(Rows from a dataset of charts and code)
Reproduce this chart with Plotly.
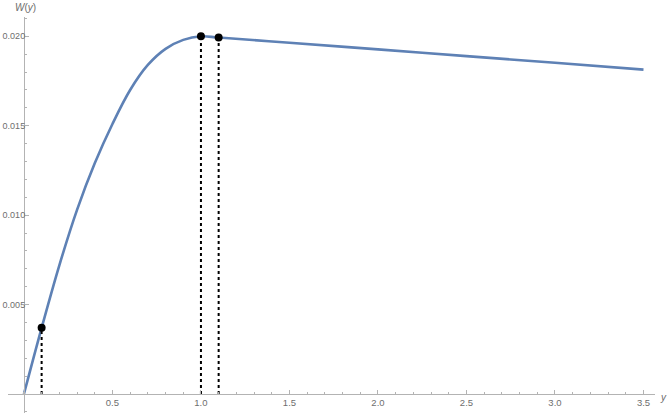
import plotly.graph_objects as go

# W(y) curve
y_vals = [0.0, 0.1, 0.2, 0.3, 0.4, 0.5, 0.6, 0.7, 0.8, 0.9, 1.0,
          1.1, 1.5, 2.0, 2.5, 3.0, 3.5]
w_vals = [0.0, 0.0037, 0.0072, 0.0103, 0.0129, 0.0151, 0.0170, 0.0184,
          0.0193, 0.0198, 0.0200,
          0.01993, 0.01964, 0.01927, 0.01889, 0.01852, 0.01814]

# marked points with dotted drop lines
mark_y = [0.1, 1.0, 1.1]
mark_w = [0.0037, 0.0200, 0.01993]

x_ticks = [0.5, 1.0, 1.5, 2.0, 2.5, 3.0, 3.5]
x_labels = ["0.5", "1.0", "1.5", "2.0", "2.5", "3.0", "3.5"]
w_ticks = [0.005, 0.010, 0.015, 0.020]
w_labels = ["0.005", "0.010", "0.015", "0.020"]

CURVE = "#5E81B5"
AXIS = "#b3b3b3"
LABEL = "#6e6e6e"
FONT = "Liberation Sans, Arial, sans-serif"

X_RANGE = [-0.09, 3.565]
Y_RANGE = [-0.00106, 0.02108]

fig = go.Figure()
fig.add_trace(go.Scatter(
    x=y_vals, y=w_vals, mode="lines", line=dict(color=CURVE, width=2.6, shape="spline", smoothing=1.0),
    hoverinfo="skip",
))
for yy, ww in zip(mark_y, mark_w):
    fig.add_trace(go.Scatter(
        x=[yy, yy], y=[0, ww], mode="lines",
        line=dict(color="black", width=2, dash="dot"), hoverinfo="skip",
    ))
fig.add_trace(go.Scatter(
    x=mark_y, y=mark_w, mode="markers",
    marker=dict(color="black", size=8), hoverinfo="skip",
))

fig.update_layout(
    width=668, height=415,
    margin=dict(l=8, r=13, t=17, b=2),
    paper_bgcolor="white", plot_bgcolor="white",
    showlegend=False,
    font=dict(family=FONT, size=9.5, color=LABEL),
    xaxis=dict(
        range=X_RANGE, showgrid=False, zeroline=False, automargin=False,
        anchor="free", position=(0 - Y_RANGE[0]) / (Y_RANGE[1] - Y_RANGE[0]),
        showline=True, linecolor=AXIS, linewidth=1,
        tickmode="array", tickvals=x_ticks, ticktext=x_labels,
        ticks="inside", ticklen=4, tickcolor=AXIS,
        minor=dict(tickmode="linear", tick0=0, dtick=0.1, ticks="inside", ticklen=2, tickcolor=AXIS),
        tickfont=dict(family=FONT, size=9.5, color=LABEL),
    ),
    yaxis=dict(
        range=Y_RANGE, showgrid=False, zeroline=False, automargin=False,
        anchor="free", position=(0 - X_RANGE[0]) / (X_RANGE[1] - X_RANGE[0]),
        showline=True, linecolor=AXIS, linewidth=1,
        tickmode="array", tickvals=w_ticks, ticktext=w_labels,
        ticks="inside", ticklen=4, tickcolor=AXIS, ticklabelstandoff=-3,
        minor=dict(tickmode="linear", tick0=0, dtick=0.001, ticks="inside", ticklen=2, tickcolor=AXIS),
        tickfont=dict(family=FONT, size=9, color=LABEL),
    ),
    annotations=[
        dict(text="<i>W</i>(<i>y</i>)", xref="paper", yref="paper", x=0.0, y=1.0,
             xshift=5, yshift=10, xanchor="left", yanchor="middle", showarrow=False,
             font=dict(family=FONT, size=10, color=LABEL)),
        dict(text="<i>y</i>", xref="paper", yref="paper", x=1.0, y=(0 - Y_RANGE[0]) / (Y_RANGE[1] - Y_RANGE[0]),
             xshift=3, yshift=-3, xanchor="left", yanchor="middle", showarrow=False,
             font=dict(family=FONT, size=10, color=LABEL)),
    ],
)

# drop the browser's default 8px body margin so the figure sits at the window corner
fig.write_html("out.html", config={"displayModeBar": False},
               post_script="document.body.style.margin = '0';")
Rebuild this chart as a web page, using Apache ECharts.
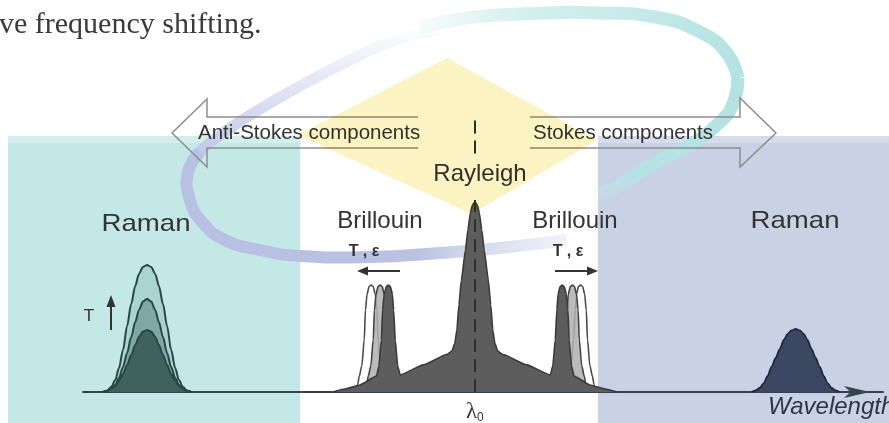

(Set task): Leave out the pictures and repeat the lines from the start of the material through the line with "import plotly.graph_objects as go", inclusive.

(Correct answer):
Reproduce this chart with Plotly.
import plotly.graph_objects as go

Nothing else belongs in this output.